If we look at bitcoin again, it’s not a company per se and doesn’t actually own the infrastructure, the computers that support the blockchain and is purely a cryptocurrency and blockchain. 

So how can we determine if bitcoin is likely to go up or down in the future? 

We would need to look at bitcoin’s position and importance in the larger crypto universe, where does bitcoin fit now and how could bitcoin and its blockchain fit into the overall crypto space in the future?

How will governments deal with crypto in the future and how about its network effect? 

We could do the same with Ethereum, the second-largest crypto after bitcoin. 

Ethereum is more than a cryptocurrency, it’s an entire ecosystem. Will this ecosystem continue to be a major player in DeFi for example or are there competitors lurking on the sidelines that could knock Ethereum off its perch? 

Let’s use this example to imagine an oversold scenario for Ethereum. 

Imagine, there’s talk of Ethereum losing its hold on the DeFi space and people start selling in droves, this drives the price down. 

In fact, however, this sentiment has been total FUD (fear, uncertainty and doubt) and now Ethereum is in fact trading lower than it should be and could be likely to correct and go back up. This would be a case of being oversold. 

 

What is an oversold indicator?

There are some technical methods used by traders to try and ascertain if a crypto, stock or commodity is oversold, overbought or at fair value. 

A couple of methods used include using relative strength index (RSI) and Bollinger bands. 

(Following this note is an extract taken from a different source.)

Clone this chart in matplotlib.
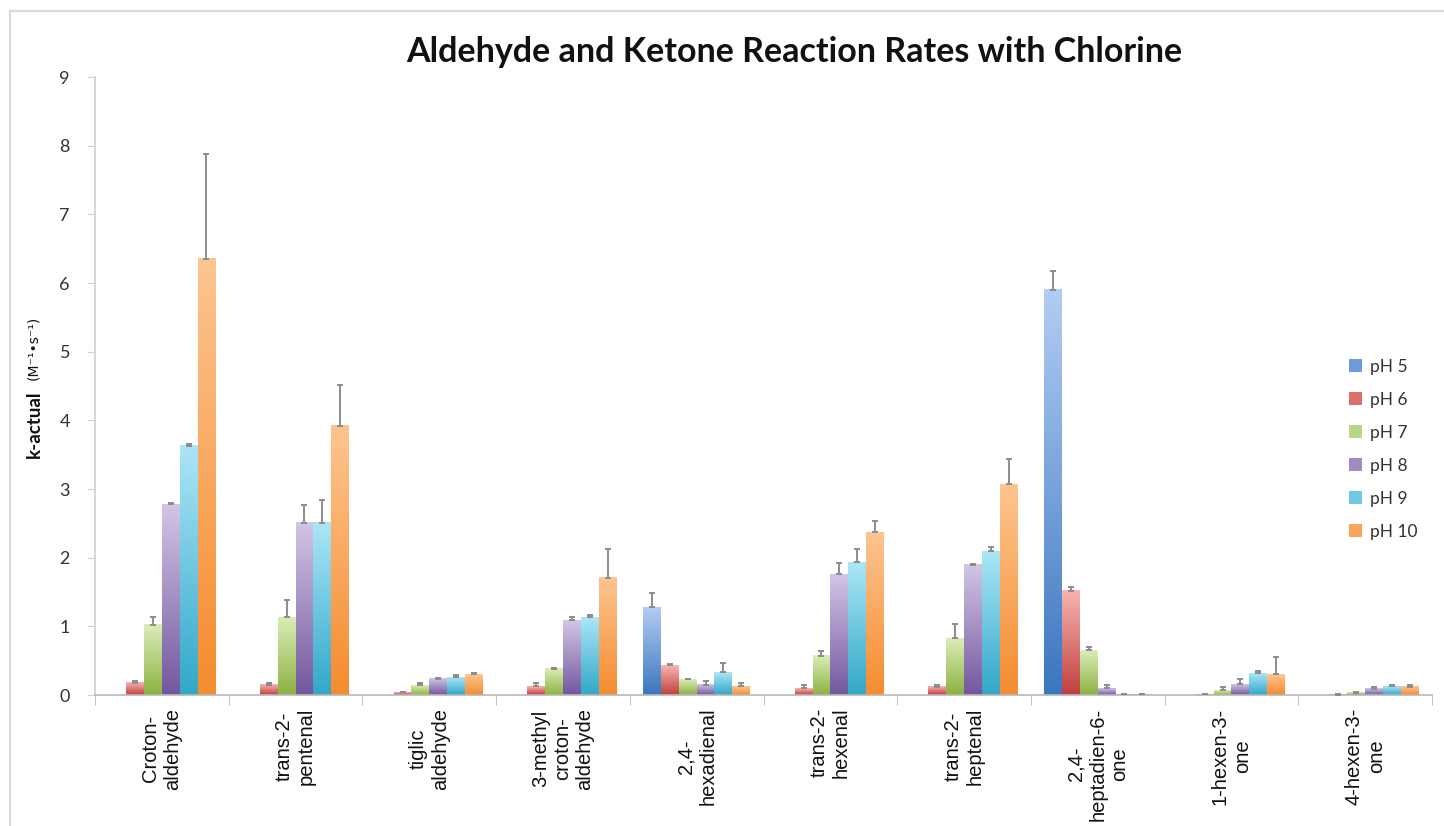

The RSI indicator looks at the pace of recent price changes to try and determine if a crypto is oversold, overbought or at fair value whereas the Bollinger bands consist of lower, middle and upper bands. 

The middle band reflects the cryptos moving average position while the lower and upper bands measure and record price deviations relative to the middle band. 

A crypto would be considered to be oversold when the values shift towards the upper band, the contrary would be true if the values shift towards the lower band in which case a crypto could be showing signs of being overbought.

 

Conclusion

In the world of traditional trading, it’s difficult enough to know in which direction a stock or commodity is likely to head, in crypto it’s perhaps even more difficult. 

In its most basic form, the most important thing to be able to understand is if a stock or crypto is overvalued (overbought), undervalued (oversold) or in fact where it should be (fair value).

If you are able to determine if a crypto is in fact oversold, it could be the perfect time to jump in!